Would it be possible to write out each entry below exactly, without the pictures?
<<<<
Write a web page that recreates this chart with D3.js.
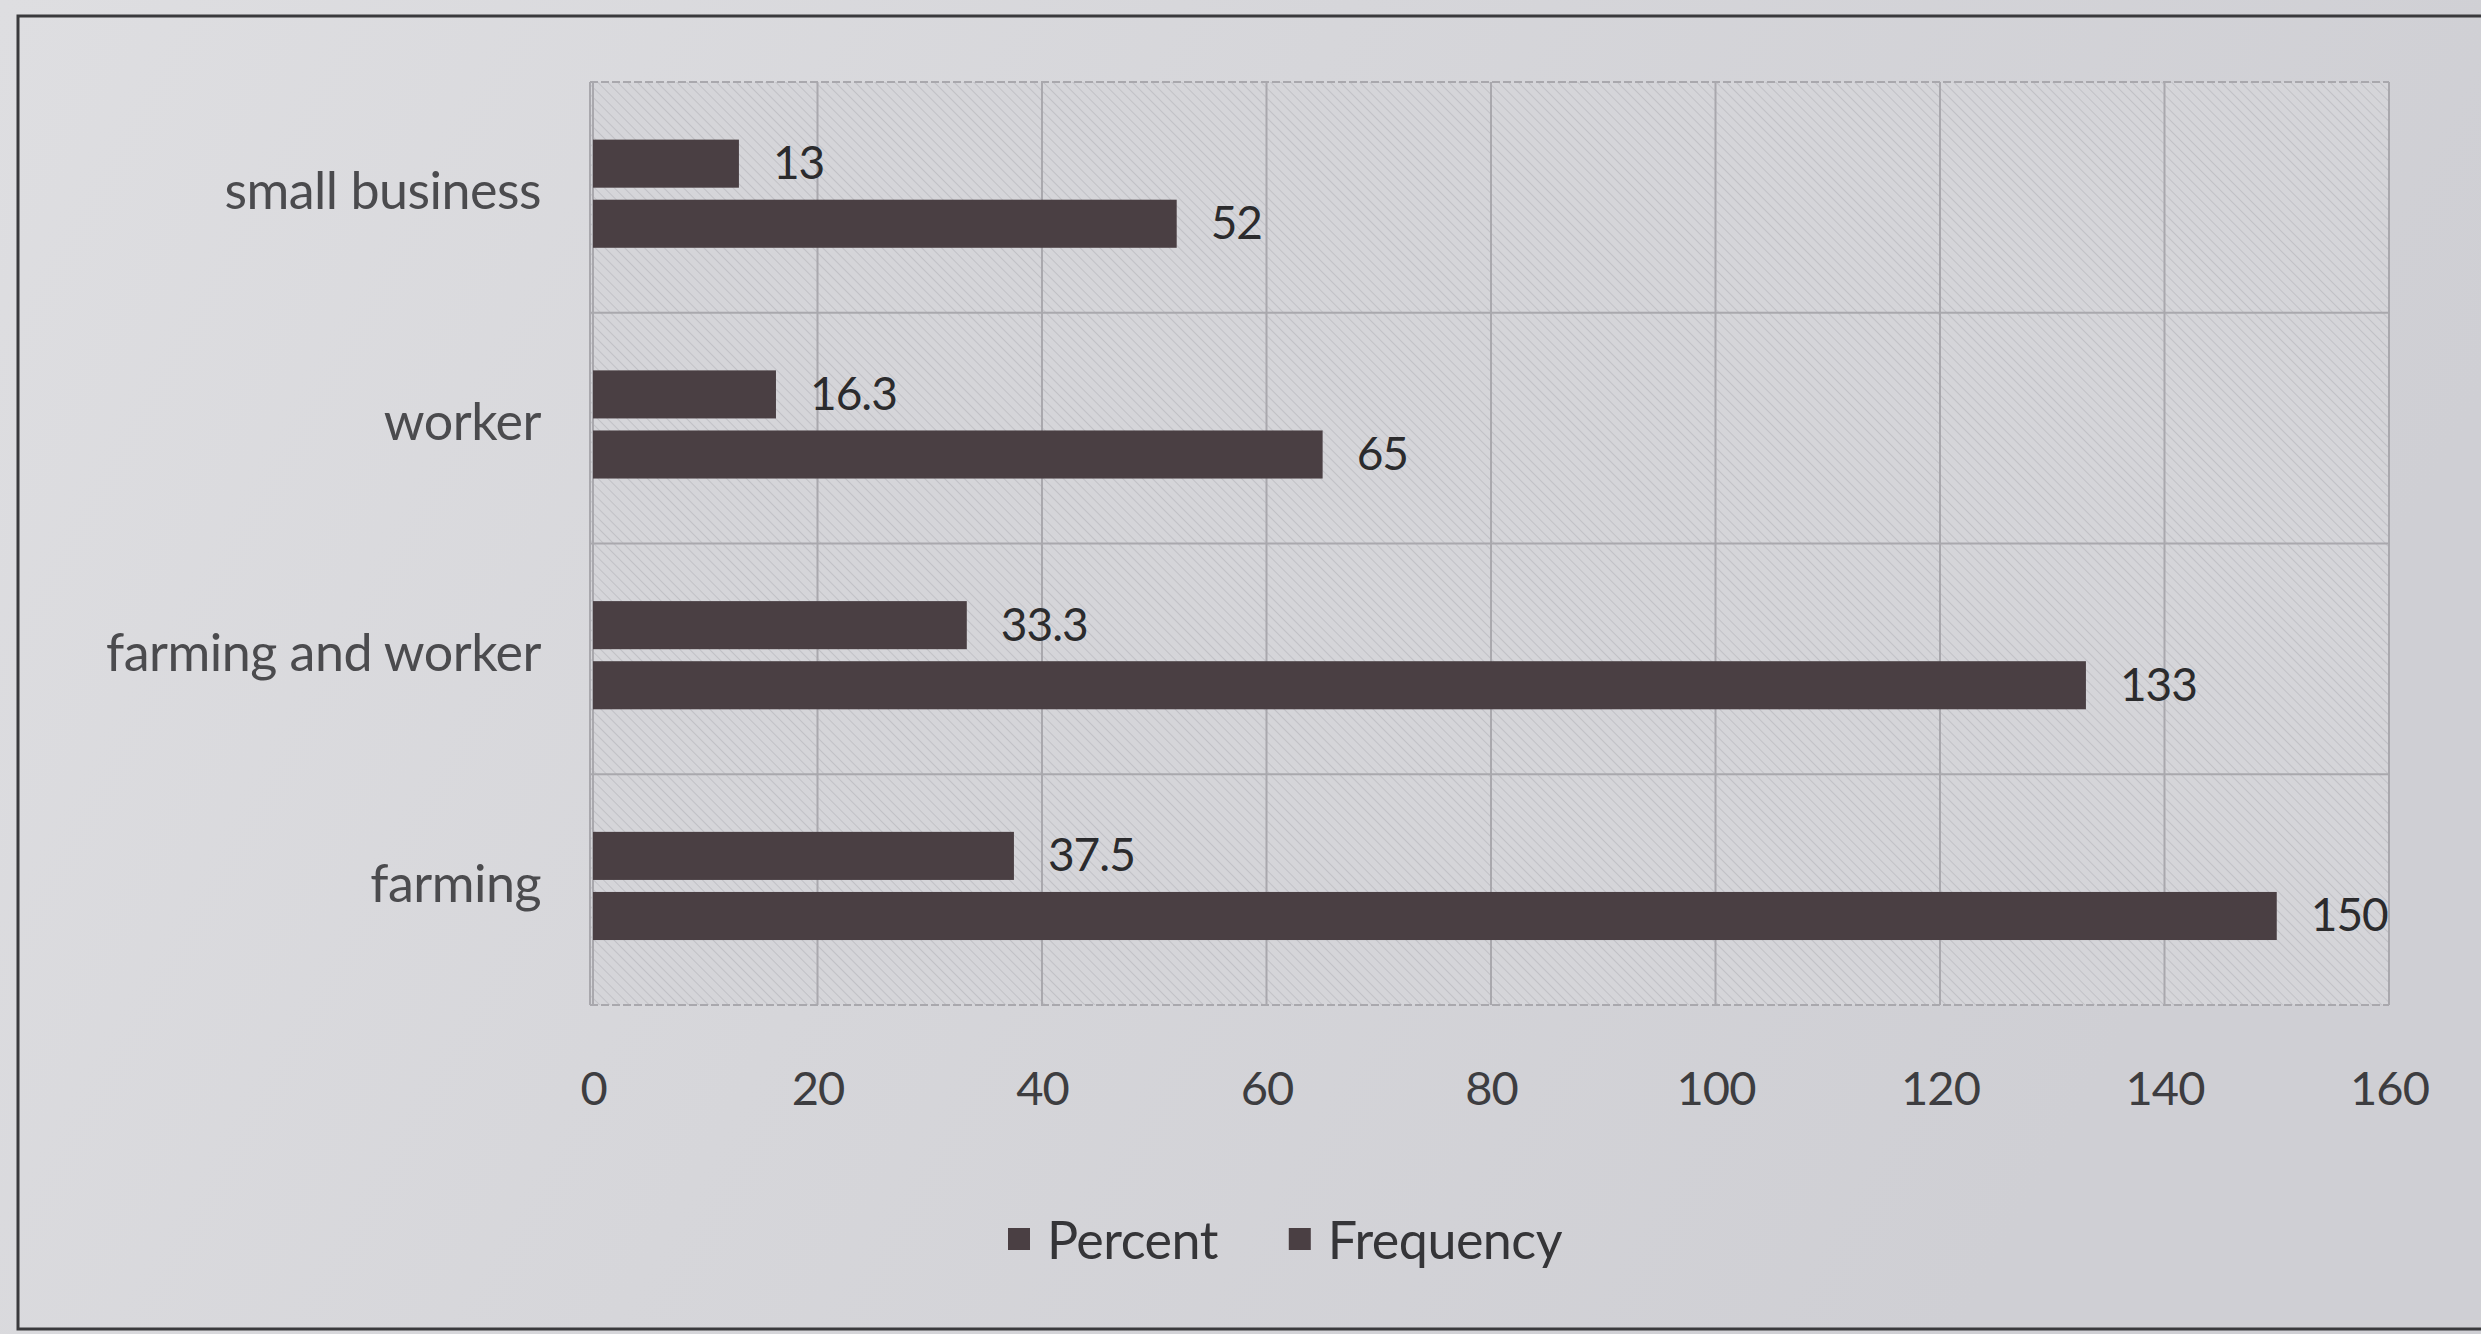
<!DOCTYPE html>
<html>
<head>
<meta charset="utf-8">
<script src="https://cdn.jsdelivr.net/npm/d3@7"></script>
<style>
  html, body { margin: 0; padding: 0; background: #d6d6da; }
  svg { display: block; }
  text { font-family: Lato, "Open Sans", "Liberation Sans", sans-serif; }
</style>
</head>
<body>
<svg id="chart" width="2481" height="1334"></svg>
<script>
// Occupation of respondents: frequency and percent per category
const categories = ["small business", "worker", "farming and worker", "farming"];
const seriesNames = ["Percent", "Frequency"];
const percentValues = [13, 16.3, 33.3, 37.5];
const frequencyValues = [52, 65, 133, 150];
const xTicks = [0, 20, 40, 60, 80, 100, 120, 140, 160];

const W = 2481, H = 1334;
const plot = { left: 590, right: 2389, top: 82, bottom: 1005 };
const barColor = "#4a3f43";

const svg = d3.select("#chart");
const defs = svg.append("defs");

// soft page background, lighter toward the left
const bg = defs.append("linearGradient").attr("id", "pageGrad")
  .attr("x1", "0").attr("y1", "0").attr("x2", "1").attr("y2", "0.3");
bg.append("stop").attr("offset", "0").attr("stop-color", "#dedee1");
bg.append("stop").attr("offset", "0.5").attr("stop-color", "#d6d6da");
bg.append("stop").attr("offset", "1").attr("stop-color", "#cfcfd4");

// diagonal hatch fill of the plot area
const hatch = defs.append("pattern").attr("id", "hatch")
  .attr("patternUnits", "userSpaceOnUse")
  .attr("width", 7).attr("height", 7)
  .attr("patternTransform", "rotate(-45)");
hatch.append("rect").attr("width", 7).attr("height", 7).attr("fill", "#d5d5d9");
hatch.append("line").attr("x1", 0).attr("y1", 0).attr("x2", 0).attr("y2", 7)
  .attr("stroke", "#c1c1c6").attr("stroke-width", 2);

svg.append("rect").attr("width", W).attr("height", H).attr("fill", "url(#pageGrad)");

// chart frame
svg.append("rect")
  .attr("x", 18).attr("y", 16).attr("width", W + 40).attr("height", 1313)
  .attr("fill", "none").attr("stroke", "#3a3a3d").attr("stroke-width", 3);

// scales
const x = d3.scaleLinear().domain([0, 160]).range([plot.left + 3, plot.right]);
const y = d3.scaleBand().domain(categories).range([plot.top, plot.bottom]);
const ySub = d3.scaleBand().domain(seriesNames).range([0, y.bandwidth()])
  .paddingInner(0.2).paddingOuter(1.02).align(0.47);

// plot area
svg.append("rect")
  .attr("x", plot.left).attr("y", plot.top)
  .attr("width", plot.right - plot.left).attr("height", plot.bottom - plot.top)
  .attr("fill", "url(#hatch)");

// gridlines
const grid = svg.append("g").attr("stroke", "#a9a8ad").attr("stroke-width", 2).attr("fill", "none");
grid.selectAll("line.v").data(xTicks).join("line")
  .attr("class", "v")
  .attr("x1", d => x(d)).attr("x2", d => x(d))
  .attr("y1", plot.top).attr("y2", plot.bottom);
const bandEdges = categories.map(c => y(c)).concat([plot.bottom]);
grid.selectAll("line.h").data(bandEdges).join("line")
  .attr("class", "h")
  .attr("x1", plot.left).attr("x2", plot.right)
  .attr("y1", d => d).attr("y2", d => d)
  .attr("stroke-dasharray", (d, i) => (i === 0 || i === bandEdges.length - 1) ? "8 3" : null);
grid.append("line")
  .attr("x1", plot.left).attr("x2", plot.left)
  .attr("y1", plot.top).attr("y2", plot.bottom);

// bars
const rows = categories.map((c, i) => ({
  category: c,
  values: [
    { series: "Percent", value: percentValues[i] },
    { series: "Frequency", value: frequencyValues[i] }
  ]
}));

const groups = svg.append("g").selectAll("g").data(rows).join("g")
  .attr("transform", d => `translate(0,${y(d.category)})`);

groups.selectAll("rect").data(d => d.values).join("rect")
  .attr("x", x(0))
  .attr("y", d => ySub(d.series))
  .attr("width", d => x(d.value) - x(0))
  .attr("height", ySub.bandwidth())
  .attr("fill", barColor);

// value labels
groups.selectAll("text").data(d => d.values).join("text")
  .attr("x", d => x(d.value) + 34)
  .attr("y", d => ySub(d.series) + ySub.bandwidth() / 2 - 2)
  .attr("dominant-baseline", "central")
  .attr("font-size", 46)
  .attr("letter-spacing", -1)
  .attr("fill", "#2b2b2d")
  .text(d => d.value);

// category labels
svg.append("g").selectAll("text").data(categories).join("text")
  .attr("x", 541)
  .attr("y", d => y(d) + y.bandwidth() / 2 - 8)
  .attr("text-anchor", "end")
  .attr("dominant-baseline", "central")
  .attr("font-size", 52)
  .attr("letter-spacing", -0.5)
  .attr("fill", "#4b4b4e")
  .text(d => d);

// x axis
const xAxis = svg.append("g")
  .attr("transform", `translate(0,${plot.bottom})`)
  .call(d3.axisBottom(x).tickValues(xTicks).tickSize(0).tickPadding(0).tickFormat(d3.format("d")));
xAxis.select(".domain").remove();
xAxis.selectAll("text")
  .attr("y", 84).attr("dy", "0.35em")
  .attr("font-size", 47)
  .attr("letter-spacing", -1)
  .attr("fill", "#3d3d40")
  .style("font-family", "Lato, 'Open Sans', sans-serif");

// legend
const legend = svg.append("g").attr("transform", "translate(1008,1239)");
let lx = 0;
seriesNames.forEach(name => {
  const item = legend.append("g").attr("transform", `translate(${lx},0)`);
  item.append("rect").attr("x", 0).attr("y", -11).attr("width", 22).attr("height", 22).attr("fill", barColor);
  const t = item.append("text").attr("x", 39).attr("y", 0)
    .attr("dominant-baseline", "central")
    .attr("font-size", 52)
    .attr("letter-spacing", -0.5)
    .attr("fill", "#353538")
    .text(name);
  lx += 39 + t.node().getComputedTextLength() + 71;
});
</script>
</body>
</html>
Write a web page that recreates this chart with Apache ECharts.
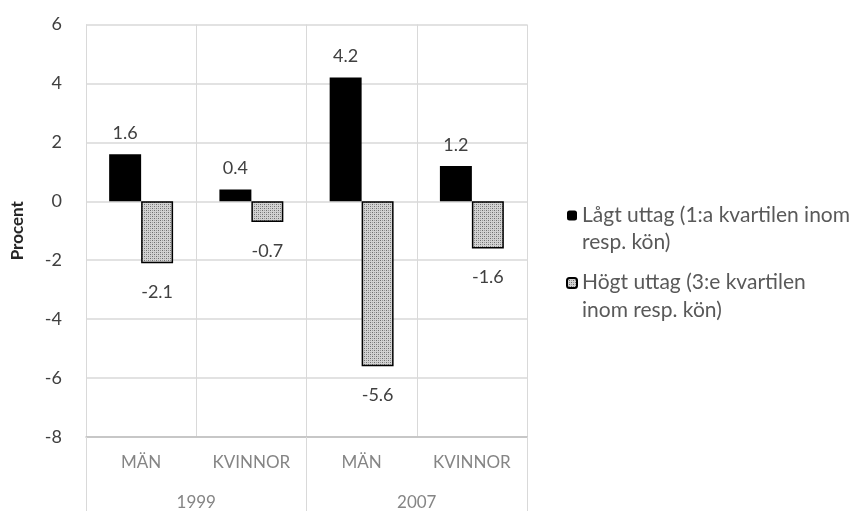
>>>>
*Solution for this exercise*
Write a web page that recreates this chart with D3.js.
<!DOCTYPE html>
<html>
<head>
<meta charset="utf-8">
<script src="https://cdn.jsdelivr.net/npm/d3@7"></script>
<style>
  html, body { margin: 0; padding: 0; background: #d6d6da; }
  svg { display: block; }
  text { font-family: Lato, "Open Sans", "Liberation Sans", sans-serif; }
</style>
</head>
<body>
<svg id="chart" width="2481" height="1334"></svg>
<script>
// Occupation of respondents: frequency and percent per category
const categories = ["small business", "worker", "farming and worker", "farming"];
const seriesNames = ["Percent", "Frequency"];
const percentValues = [13, 16.3, 33.3, 37.5];
const frequencyValues = [52, 65, 133, 150];
const xTicks = [0, 20, 40, 60, 80, 100, 120, 140, 160];

const W = 2481, H = 1334;
const plot = { left: 590, right: 2389, top: 82, bottom: 1005 };
const barColor = "#4a3f43";

const svg = d3.select("#chart");
const defs = svg.append("defs");

// soft page background, lighter toward the left
const bg = defs.append("linearGradient").attr("id", "pageGrad")
  .attr("x1", "0").attr("y1", "0").attr("x2", "1").attr("y2", "0.3");
bg.append("stop").attr("offset", "0").attr("stop-color", "#dedee1");
bg.append("stop").attr("offset", "0.5").attr("stop-color", "#d6d6da");
bg.append("stop").attr("offset", "1").attr("stop-color", "#cfcfd4");

// diagonal hatch fill of the plot area
const hatch = defs.append("pattern").attr("id", "hatch")
  .attr("patternUnits", "userSpaceOnUse")
  .attr("width", 7).attr("height", 7)
  .attr("patternTransform", "rotate(-45)");
hatch.append("rect").attr("width", 7).attr("height", 7).attr("fill", "#d5d5d9");
hatch.append("line").attr("x1", 0).attr("y1", 0).attr("x2", 0).attr("y2", 7)
  .attr("stroke", "#c1c1c6").attr("stroke-width", 2);

svg.append("rect").attr("width", W).attr("height", H).attr("fill", "url(#pageGrad)");

// chart frame
svg.append("rect")
  .attr("x", 18).attr("y", 16).attr("width", W + 40).attr("height", 1313)
  .attr("fill", "none").attr("stroke", "#3a3a3d").attr("stroke-width", 3);

// scales
const x = d3.scaleLinear().domain([0, 160]).range([plot.left + 3, plot.right]);
const y = d3.scaleBand().domain(categories).range([plot.top, plot.bottom]);
const ySub = d3.scaleBand().domain(seriesNames).range([0, y.bandwidth()])
  .paddingInner(0.2).paddingOuter(1.02).align(0.47);

// plot area
svg.append("rect")
  .attr("x", plot.left).attr("y", plot.top)
  .attr("width", plot.right - plot.left).attr("height", plot.bottom - plot.top)
  .attr("fill", "url(#hatch)");

// gridlines
const grid = svg.append("g").attr("stroke", "#a9a8ad").attr("stroke-width", 2).attr("fill", "none");
grid.selectAll("line.v").data(xTicks).join("line")
  .attr("class", "v")
  .attr("x1", d => x(d)).attr("x2", d => x(d))
  .attr("y1", plot.top).attr("y2", plot.bottom);
const bandEdges = categories.map(c => y(c)).concat([plot.bottom]);
grid.selectAll("line.h").data(bandEdges).join("line")
  .attr("class", "h")
  .attr("x1", plot.left).attr("x2", plot.right)
  .attr("y1", d => d).attr("y2", d => d)
  .attr("stroke-dasharray", (d, i) => (i === 0 || i === bandEdges.length - 1) ? "8 3" : null);
grid.append("line")
  .attr("x1", plot.left).attr("x2", plot.left)
  .attr("y1", plot.top).attr("y2", plot.bottom);

// bars
const rows = categories.map((c, i) => ({
  category: c,
  values: [
    { series: "Percent", value: percentValues[i] },
    { series: "Frequency", value: frequencyValues[i] }
  ]
}));

const groups = svg.append("g").selectAll("g").data(rows).join("g")
  .attr("transform", d => `translate(0,${y(d.category)})`);

groups.selectAll("rect").data(d => d.values).join("rect")
  .attr("x", x(0))
  .attr("y", d => ySub(d.series))
  .attr("width", d => x(d.value) - x(0))
  .attr("height", ySub.bandwidth())
  .attr("fill", barColor);

// value labels
groups.selectAll("text").data(d => d.values).join("text")
  .attr("x", d => x(d.value) + 34)
  .attr("y", d => ySub(d.series) + ySub.bandwidth() / 2 - 2)
  .attr("dominant-baseline", "central")
  .attr("font-size", 46)
  .attr("letter-spacing", -1)
  .attr("fill", "#2b2b2d")
  .text(d => d.value);

// category labels
svg.append("g").selectAll("text").data(categories).join("text")
  .attr("x", 541)
  .attr("y", d => y(d) + y.bandwidth() / 2 - 8)
  .attr("text-anchor", "end")
  .attr("dominant-baseline", "central")
  .attr("font-size", 52)
  .attr("letter-spacing", -0.5)
  .attr("fill", "#4b4b4e")
  .text(d => d);

// x axis
const xAxis = svg.append("g")
  .attr("transform", `translate(0,${plot.bottom})`)
  .call(d3.axisBottom(x).tickValues(xTicks).tickSize(0).tickPadding(0).tickFormat(d3.format("d")));
xAxis.select(".domain").remove();
xAxis.selectAll("text")
  .attr("y", 84).attr("dy", "0.35em")
  .attr("font-size", 47)
  .attr("letter-spacing", -1)
  .attr("fill", "#3d3d40")
  .style("font-family", "Lato, 'Open Sans', sans-serif");

// legend
const legend = svg.append("g").attr("transform", "translate(1008,1239)");
let lx = 0;
seriesNames.forEach(name => {
  const item = legend.append("g").attr("transform", `translate(${lx},0)`);
  item.append("rect").attr("x", 0).attr("y", -11).attr("width", 22).attr("height", 22).attr("fill", barColor);
  const t = item.append("text").attr("x", 39).attr("y", 0)
    .attr("dominant-baseline", "central")
    .attr("font-size", 52)
    .attr("letter-spacing", -0.5)
    .attr("fill", "#353538")
    .text(name);
  lx += 39 + t.node().getComputedTextLength() + 71;
});
</script>
</body>
</html>
Write a web page that recreates this chart with Apache ECharts.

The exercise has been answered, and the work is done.